Collecting the plant from someone else's property without written permission or going onto federal and state owned property to harvest the plant is illegal as well.
It's also illegal to harvest the wild ginseng too early. The plant must be five years or older and have at least three separate stems, which can be a measure of age, before it is ready to be harvested.
In the past week alone, Brooks says he has made three separate stops for people harvesting the plant illegally. The most recent came over the weekend, when he stopped someone who had been harvesting the valuable plant on private property without permission.
With the rate of scrap metal continuing to drop, Brooks says many criminals are now going after ginseng because of its rising price.
"We see a lot of drug users that dig ginseng because it's low overhead.
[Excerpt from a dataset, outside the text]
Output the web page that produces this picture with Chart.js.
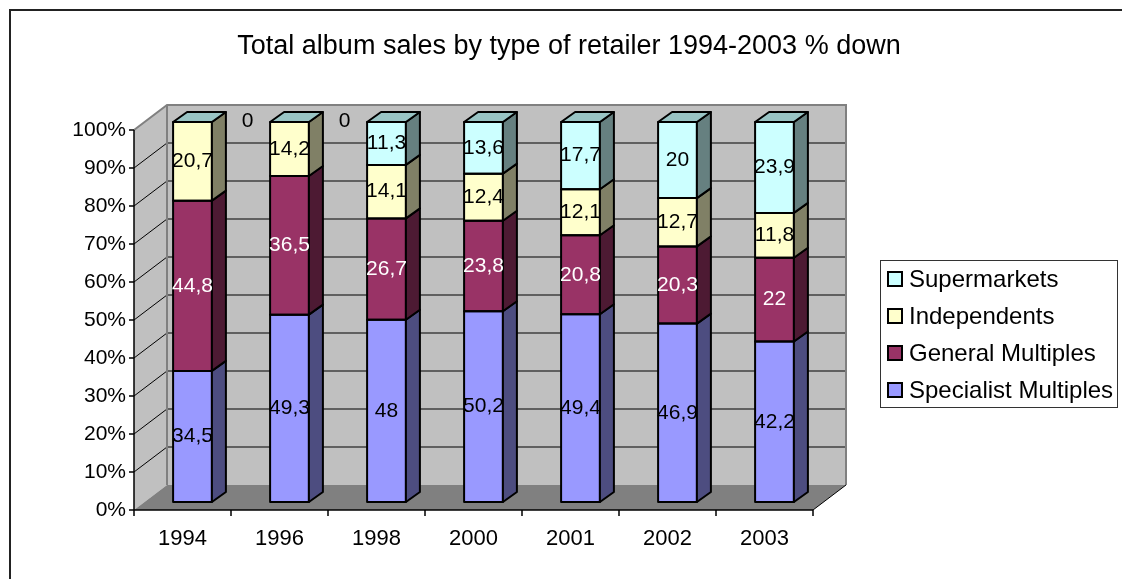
<!DOCTYPE html>
<html>
<head>
<meta charset="utf-8">
<script src="https://cdn.jsdelivr.net/npm/chart.js@4.4.0/dist/chart.umd.min.js"></script>
<style>
  html, body { margin: 0; padding: 0; background: #fff; }
  #wrap { width: 1122px; height: 579px; }
</style>
</head>
<body>
<div id="wrap"><canvas id="albumChart" width="1122" height="579"></canvas></div>
<script>
// Album sales share by retailer type (values as published, % of total)
const years = ['1994', '1996', '1998', '2000', '2001', '2002', '2003'];
const specialist = [34.5, 49.3, 48, 50.2, 49.4, 46.9, 42.2];
const general = [44.8, 36.5, 26.7, 23.8, 20.8, 20.3, 22];
const independents = [20.7, 14.2, 14.1, 12.4, 12.1, 12.7, 11.8];
const supermarkets = [0, 0, 11.3, 13.6, 17.7, 20, 23.9];
const yTicks = [0, 10, 20, 30, 40, 50, 60, 70, 80, 90, 100];

const series = [
    { label: 'Specialist Multiples', values: specialist, front: '#9999ff', side: '#4d4d80', top: '#7373bf', text: '#000' },
    { label: 'General Multiples', values: general, front: '#993366', side: '#4d1a33', top: '#73264d', text: '#fff' },
    { label: 'Independents', values: independents, front: '#ffffcc', side: '#808066', top: '#bfbf99', text: '#000' },
    { label: 'Supermarkets', values: supermarkets, front: '#ccffff', side: '#668080', top: '#99c4c4', text: '#000' }
];

// 100% stacked: each column is scaled to its own total
const totals = years.map((_, i) => series.reduce((s, ser) => s + ser.values[i], 0));
const toPct = vals => vals.map((v, i) => v / totals[i] * 100);

const FONT = '"Liberation Sans", Arial, sans-serif';
const BOX_DEPTH = { dx: 33, dy: -25 };   // depth of the walls / floor
const BAR_SHIFT = { dx: 10, dy: -8 };    // bar front face sits behind the front plane
const BAR_DEPTH = { dx: 14, dy: -10 };   // thickness of each column

function poly(ctx, pts) {
    ctx.beginPath();
    ctx.moveTo(pts[0][0], pts[0][1]);
    for (let k = 1; k < pts.length; k++) ctx.lineTo(pts[k][0], pts[k][1]);
    ctx.closePath();
}

const fmt = v => String(v).replace('.', ',');

const box3d = {
    id: 'box3d',
    beforeDraw(chart) {
        const ctx = chart.ctx;
        ctx.save();
        ctx.fillStyle = '#fff';
        ctx.fillRect(0, 0, chart.width, chart.height);
        ctx.strokeStyle = '#222';
        ctx.lineWidth = 2;
        ctx.strokeRect(10, 10, chart.width + 50, chart.height + 50);

        // title
        ctx.fillStyle = '#000';
        ctx.font = '27px ' + FONT;
        ctx.textAlign = 'center';
        ctx.textBaseline = 'middle';
        ctx.fillText('Total album sales by type of retailer 1994-2003 % down', 569, 47);
        ctx.restore();
    },
    beforeDatasetsDraw(chart) {
        const { ctx, chartArea: a, scales: { x, y } } = chart;
        const n = years.length;
        const fx0 = a.left - BAR_SHIFT.dx, fx1 = a.right - BAR_SHIFT.dx;
        const fy = v => y.getPixelForValue(v) - BAR_SHIFT.dy;
        const bx0 = fx0 + BOX_DEPTH.dx, bx1 = fx1 + BOX_DEPTH.dx;
        const by = v => fy(v) + BOX_DEPTH.dy;

        ctx.save();
        // back wall, side wall, floor
        ctx.fillStyle = '#c0c0c0';
        ctx.fillRect(bx0, by(100), bx1 - bx0, by(0) - by(100));
        poly(ctx, [[fx0, fy(100)], [bx0, by(100)], [bx0, by(0)], [fx0, fy(0)]]);
        ctx.fill();
        ctx.fillStyle = '#808080';
        poly(ctx, [[fx0, fy(0)], [bx0, by(0)], [bx1, by(0)], [fx1, fy(0)]]);
        ctx.fill();

        // gridlines
        ctx.strokeStyle = '#000';
        ctx.lineWidth = 1;
        yTicks.forEach(v => {
            if (v === 0 || v === 100) return;
            ctx.beginPath();
            ctx.moveTo(fx0, fy(v));
            ctx.lineTo(bx0, by(v));
            ctx.lineTo(bx1, by(v));
            ctx.stroke();
        });

        // wall edges
        ctx.strokeStyle = '#808080';
        ctx.lineWidth = 2;
        ctx.beginPath();
        ctx.moveTo(fx0, fy(100));
        ctx.lineTo(bx0, by(100));
        ctx.lineTo(bx1, by(100));
        ctx.lineTo(bx1, by(0));
        ctx.moveTo(bx0, by(100));
        ctx.lineTo(bx0, by(0));
        ctx.stroke();

        ctx.strokeStyle = '#000';
        ctx.lineWidth = 1;
        ctx.beginPath();
        ctx.moveTo(fx1, fy(0));
        ctx.lineTo(bx1, by(0));
        ctx.stroke();

        // value axis
        ctx.lineWidth = 1.5;
        ctx.beginPath();
        ctx.moveTo(fx0, fy(100));
        ctx.lineTo(fx0, fy(0));
        ctx.lineTo(fx1, fy(0));
        yTicks.forEach(v => {
            ctx.moveTo(fx0 - 5, fy(v));
            ctx.lineTo(fx0, fy(v));
        });
        const catW = (fx1 - fx0) / n;
        for (let i = 0; i <= n; i++) {
            ctx.moveTo(fx0 + i * catW, fy(0));
            ctx.lineTo(fx0 + i * catW, fy(0) + 6);
        }
        ctx.stroke();

        ctx.fillStyle = '#000';
        ctx.font = '21px ' + FONT;
        ctx.textAlign = 'right';
        ctx.textBaseline = 'middle';
        yTicks.forEach(v => ctx.fillText(v + '%', fx0 - 8, fy(v)));
        ctx.font = '22px ' + FONT;
        ctx.textAlign = 'center';
        years.forEach((yr, i) => ctx.fillText(yr, x.getPixelForValue(i) - BAR_SHIFT.dx, 539));
        ctx.restore();
    },
    afterDatasetsDraw(chart) {
        const ctx = chart.ctx;
        ctx.save();
        ctx.lineJoin = 'round';
        ctx.strokeStyle = '#000';
        ctx.lineWidth = 2;
        years.forEach((_, i) => {
            let last = null;
            series.forEach((ser, d) => {
                const el = chart.getDatasetMeta(d).data[i];
                const { x: cx, y: yt, base: yb, width: w } = el.getProps(['x', 'y', 'base', 'width'], true);
                const x0 = cx - w / 2, x1 = cx + w / 2;
                if (yb - yt > 0.5) {
                    // outline of the front face
                    ctx.strokeRect(x0, yt, w, yb - yt);
                    poly(ctx, [[x1, yt], [x1 + BAR_DEPTH.dx, yt + BAR_DEPTH.dy],
                        [x1 + BAR_DEPTH.dx, yb + BAR_DEPTH.dy], [x1, yb]]);
                    ctx.fillStyle = ser.side;
                    ctx.fill();
                    ctx.stroke();
                }
                last = { x0, x1, yt, ser };
            });
            poly(ctx, [[last.x0, last.yt], [last.x0 + BAR_DEPTH.dx, last.yt + BAR_DEPTH.dy],
                [last.x1 + BAR_DEPTH.dx, last.yt + BAR_DEPTH.dy], [last.x1, last.yt]]);
            ctx.fillStyle = last.ser.top;
            ctx.fill();
            ctx.stroke();
        });

        // data labels
        ctx.font = '21px ' + FONT;
        ctx.textAlign = 'center';
        ctx.textBaseline = 'middle';
        series.forEach((ser, d) => {
            chart.getDatasetMeta(d).data.forEach((el, i) => {
                const v = ser.values[i];
                const { x: cx, y: yt, base: yb } = el.getProps(['x', 'y', 'base'], true);
                if (v === 0) {
                    ctx.fillStyle = '#000';
                    ctx.fillText('0', cx + 55, yt - 1);
                } else {
                    ctx.fillStyle = ser.text;
                    ctx.fillText(fmt(v), cx, (yt + yb) / 2);
                }
            });
        });
        ctx.restore();
    },
    afterDraw(chart) {
        const ctx = chart.ctx;
        ctx.save();
        // legend box
        ctx.fillStyle = '#fff';
        ctx.fillRect(880, 260, 238, 148);
        ctx.strokeStyle = '#333';
        ctx.lineWidth = 1;
        ctx.strokeRect(880.5, 260.5, 237, 147);
        ctx.font = '24px ' + FONT;
        ctx.textAlign = 'left';
        ctx.textBaseline = 'middle';
        series.slice().reverse().forEach((ser, k) => {
            const cy = 279 + k * 37;
            ctx.fillStyle = ser.front;
            ctx.fillRect(888, cy - 7, 14, 14);
            ctx.lineWidth = 2;
            ctx.strokeStyle = '#000';
            ctx.strokeRect(888, cy - 7, 14, 14);
            ctx.fillStyle = '#000';
            ctx.fillText(ser.label, 909, cy + 1);
        });
        ctx.restore();
    }
};

new Chart(document.getElementById('albumChart'), {
    type: 'bar',
    data: {
        labels: years,
        datasets: series.map(ser => ({
            label: ser.label,
            data: toPct(ser.values),
            backgroundColor: ser.front,
            borderWidth: 0,
            categoryPercentage: 1,
            barPercentage: 0.40
        }))
    },
    options: {
        responsive: false,
        animation: false,
        devicePixelRatio: 1,
        layout: { padding: { left: 144, right: 299, top: 122, bottom: 77 } },
        plugins: {
            legend: { display: false },
            tooltip: { enabled: false }
        },
        scales: {
            x: { stacked: true, display: false },
            y: { stacked: true, display: false, min: 0, max: 100, ticks: { stepSize: 10 } }
        }
    },
    plugins: [box3d]
});
</script>
</body>
</html>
They go out and find it easily, then turn around and use it to buy their drugs with," he says.
Illegally harvesting ginseng is a class one misdemeanor and additional charges related to the harvesting can quickly add up. Harvesting on private property can lead to trespassing charges. Going on protected land, like a national forest, can lead to federal charges. Larceny charges can also be filed for stealing the plant. Digging up more than two hundred dollars worth of the wild ginseng results in felony charges.
As the state works to prevent ginseng from becoming extinct, harvesters are also required to replant the seeds of the harvested plant. The law states they must plant those seeds at the harvest site at the time of the harvest.